France stands on the brink of paralysis as an increasing number of unions call for more days of national protest and blockades in an attempt to overturn President Sarkozy’s hugely unpopular pension reforms, due to voted on by the French Senate on Wednesday.
Petrol stations scattered across France are reporting shortages or having to close due to running dry, and flights landing at Charles De Gaulle airport are being told to ensure they have enough fuel for the return flight, such is the shortage of available reserves. Nearly all of France’s refineries and oil depots have been forced to close by striking staff, and numerous tankers have been forced to wait outside the port of Marseilles, whose terminals have been blockaded by strikers. There have been scenes of violence between protesters and riot police in the streets of Paris, which is also seeing increasing levels of youth and student involvement.
Government ministers have been quick to downplay both the significance and legitimacy of the strikes. “The government is in control,” said Industry Minister Christian Estrosi, going on to assure “there will be no blockades for companies … for transport … for road users”. French Prime Minister Francois Fillon said that he would not allow the strikes to unduly impact the economy, and that “the right to strike isn’t the right to stop access to a fuel depot. That’s an illegal action”. Despite the assurances panic buying of petrol continues across the country, with long queues from petrol stations and increasing anger from citizens.
According to unions around 2.5 million people took to the streets in protest last week, although police reports put it lower at around 825,000. Although the vote is imminent and seems decided, the pressure from strikers and unions is not letting up. Truck drivers have joined in the past few days, enacting ‘go-slows’ on the motorways surrounding major cities and ports and rail unions are calling for fresh strikes to coincide with a day of action from other sectors, including refuse collection and other public sector utilities.
The unrest has occurred in response to plans to increase the retirement age from 60 to 62, and the age at which full state pension can be paid from 65 to 67. There is no history of privately funded pensions in France, meaning that nearly everyone relies on state pensions once they leave the workplace. President Sarkozy and his government believe the reform to be vital for the French economy, and the measures seem likely to receive the final backing needed on Wednesday, which it is hoped will diffuse further protest. Surveys however suggest that some 70 percent of people believe that the reforms are unjust, and only slightly less want the strikes and blockades to force a change or reversal in policy.
France has a long and well-documented history of public protest against unpopular new legislation, but there are also increasing signs that the protests are beginning to feed off other underlying issues, such as unemployment. Far from being confined in impact to the present, it seems likely that the longer they go on the more damage will be done to Mr Sarkozy’s election chances in 18 months time, where the Socialist party will hope to take power. Their leader, Ségolène Royal, was criticised as acting irresponsibly last week for encouraging people to turn out and protest. The party will be keen to capitalise on this dramatic demonstration of public dissatisfaction. For his part, Mr Sarkozy seems intent on playing the hard statesman and promising that the reforms will go ahead. His attention is firmly fixed on France’s upcoming hosting of both the G8 and G20 in mid-November and he will be determined to seem in control of the finances and organisation of the nation, which will allow him to try and regain support by fighting for French global interests.

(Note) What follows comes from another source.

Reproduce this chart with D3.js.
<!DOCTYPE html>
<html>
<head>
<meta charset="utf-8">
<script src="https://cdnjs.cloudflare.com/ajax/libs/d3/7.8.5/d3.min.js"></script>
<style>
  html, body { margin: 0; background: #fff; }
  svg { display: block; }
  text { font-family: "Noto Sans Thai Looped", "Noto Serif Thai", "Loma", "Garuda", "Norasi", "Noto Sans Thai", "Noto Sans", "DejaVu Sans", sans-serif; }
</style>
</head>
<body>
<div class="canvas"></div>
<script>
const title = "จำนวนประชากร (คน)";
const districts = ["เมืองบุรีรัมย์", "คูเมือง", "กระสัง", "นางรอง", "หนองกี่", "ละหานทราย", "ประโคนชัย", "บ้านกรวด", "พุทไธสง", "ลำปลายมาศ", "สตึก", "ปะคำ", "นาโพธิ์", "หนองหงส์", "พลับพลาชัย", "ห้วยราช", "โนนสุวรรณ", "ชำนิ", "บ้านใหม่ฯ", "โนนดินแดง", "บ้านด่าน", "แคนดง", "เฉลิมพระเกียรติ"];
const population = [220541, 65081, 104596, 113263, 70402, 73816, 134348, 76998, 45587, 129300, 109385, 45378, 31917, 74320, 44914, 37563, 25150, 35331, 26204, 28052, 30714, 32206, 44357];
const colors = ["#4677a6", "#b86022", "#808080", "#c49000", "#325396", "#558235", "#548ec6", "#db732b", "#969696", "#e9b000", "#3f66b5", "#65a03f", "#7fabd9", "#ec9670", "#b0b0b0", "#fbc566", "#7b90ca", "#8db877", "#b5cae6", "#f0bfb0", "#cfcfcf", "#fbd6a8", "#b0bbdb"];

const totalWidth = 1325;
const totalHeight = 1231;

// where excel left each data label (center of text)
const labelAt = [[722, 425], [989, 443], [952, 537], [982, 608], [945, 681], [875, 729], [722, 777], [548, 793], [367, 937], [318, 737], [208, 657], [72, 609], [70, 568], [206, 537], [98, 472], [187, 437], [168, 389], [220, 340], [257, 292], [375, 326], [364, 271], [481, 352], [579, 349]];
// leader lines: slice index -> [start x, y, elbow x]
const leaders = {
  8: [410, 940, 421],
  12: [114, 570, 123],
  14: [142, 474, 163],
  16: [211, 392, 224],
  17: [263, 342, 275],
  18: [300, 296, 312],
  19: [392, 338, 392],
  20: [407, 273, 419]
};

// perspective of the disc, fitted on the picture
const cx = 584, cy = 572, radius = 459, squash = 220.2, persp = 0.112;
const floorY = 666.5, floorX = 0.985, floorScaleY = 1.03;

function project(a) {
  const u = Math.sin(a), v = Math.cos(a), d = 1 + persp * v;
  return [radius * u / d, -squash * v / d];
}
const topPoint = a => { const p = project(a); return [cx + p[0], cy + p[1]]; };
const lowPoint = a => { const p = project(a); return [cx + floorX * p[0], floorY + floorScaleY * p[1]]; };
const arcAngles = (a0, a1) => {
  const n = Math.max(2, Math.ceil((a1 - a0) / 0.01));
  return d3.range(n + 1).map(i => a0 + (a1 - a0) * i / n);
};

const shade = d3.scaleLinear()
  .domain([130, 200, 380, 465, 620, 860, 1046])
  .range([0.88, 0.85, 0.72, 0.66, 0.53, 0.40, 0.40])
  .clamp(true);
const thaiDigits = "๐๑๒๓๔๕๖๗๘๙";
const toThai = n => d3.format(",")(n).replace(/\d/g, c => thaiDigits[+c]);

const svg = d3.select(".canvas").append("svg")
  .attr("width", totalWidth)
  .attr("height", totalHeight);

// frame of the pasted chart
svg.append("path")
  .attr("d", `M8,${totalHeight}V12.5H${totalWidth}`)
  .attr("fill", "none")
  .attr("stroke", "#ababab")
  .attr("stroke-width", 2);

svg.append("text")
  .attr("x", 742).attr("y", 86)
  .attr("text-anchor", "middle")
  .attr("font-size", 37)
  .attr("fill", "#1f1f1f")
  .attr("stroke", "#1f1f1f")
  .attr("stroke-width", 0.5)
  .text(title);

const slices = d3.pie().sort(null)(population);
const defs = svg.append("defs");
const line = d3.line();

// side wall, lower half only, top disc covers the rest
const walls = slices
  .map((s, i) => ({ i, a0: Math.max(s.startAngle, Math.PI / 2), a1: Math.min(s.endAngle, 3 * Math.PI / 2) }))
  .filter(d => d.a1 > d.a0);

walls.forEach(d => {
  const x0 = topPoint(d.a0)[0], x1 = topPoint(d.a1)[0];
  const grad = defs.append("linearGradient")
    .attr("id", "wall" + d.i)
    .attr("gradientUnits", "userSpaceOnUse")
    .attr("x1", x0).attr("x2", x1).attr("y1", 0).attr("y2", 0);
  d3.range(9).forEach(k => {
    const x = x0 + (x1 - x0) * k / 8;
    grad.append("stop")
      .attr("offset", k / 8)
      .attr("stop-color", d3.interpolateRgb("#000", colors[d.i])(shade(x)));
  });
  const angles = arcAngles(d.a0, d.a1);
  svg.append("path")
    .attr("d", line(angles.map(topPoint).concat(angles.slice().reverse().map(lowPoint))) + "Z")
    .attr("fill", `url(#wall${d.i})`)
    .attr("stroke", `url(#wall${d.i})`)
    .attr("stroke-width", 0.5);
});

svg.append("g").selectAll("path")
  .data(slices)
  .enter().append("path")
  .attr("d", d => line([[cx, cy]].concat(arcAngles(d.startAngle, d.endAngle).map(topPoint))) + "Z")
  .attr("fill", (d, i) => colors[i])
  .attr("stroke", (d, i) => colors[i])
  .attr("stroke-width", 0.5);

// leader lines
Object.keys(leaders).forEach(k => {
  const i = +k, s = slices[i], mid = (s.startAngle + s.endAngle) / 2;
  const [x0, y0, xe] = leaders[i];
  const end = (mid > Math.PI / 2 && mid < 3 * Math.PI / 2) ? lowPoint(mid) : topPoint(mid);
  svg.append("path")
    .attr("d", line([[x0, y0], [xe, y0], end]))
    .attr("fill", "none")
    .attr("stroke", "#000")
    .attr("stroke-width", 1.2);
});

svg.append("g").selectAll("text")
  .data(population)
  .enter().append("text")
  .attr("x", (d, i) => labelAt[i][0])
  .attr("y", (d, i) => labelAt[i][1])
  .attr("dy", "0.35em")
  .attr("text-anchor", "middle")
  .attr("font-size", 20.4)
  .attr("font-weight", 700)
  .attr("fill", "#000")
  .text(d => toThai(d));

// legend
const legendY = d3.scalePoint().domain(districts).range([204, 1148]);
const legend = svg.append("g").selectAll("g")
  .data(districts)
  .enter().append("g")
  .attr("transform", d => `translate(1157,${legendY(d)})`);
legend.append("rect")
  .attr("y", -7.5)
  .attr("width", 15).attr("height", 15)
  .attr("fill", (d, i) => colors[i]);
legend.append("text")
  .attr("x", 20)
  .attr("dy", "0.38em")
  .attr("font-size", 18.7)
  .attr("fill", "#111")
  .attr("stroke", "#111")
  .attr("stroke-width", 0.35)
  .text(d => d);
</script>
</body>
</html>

The French government and commentators will be watching to see whether the protests endure beyond the vote on Wednesday, which may well depend on what if any concessions may be given in order to try and placate the unions and protestors. Student protesters on this side of the Channel may be watching to see what overall impact the youth movement has on the eventual policy outcome, no doubt looking for lessons that can be applied to the upcoming higher education protests in London in early November.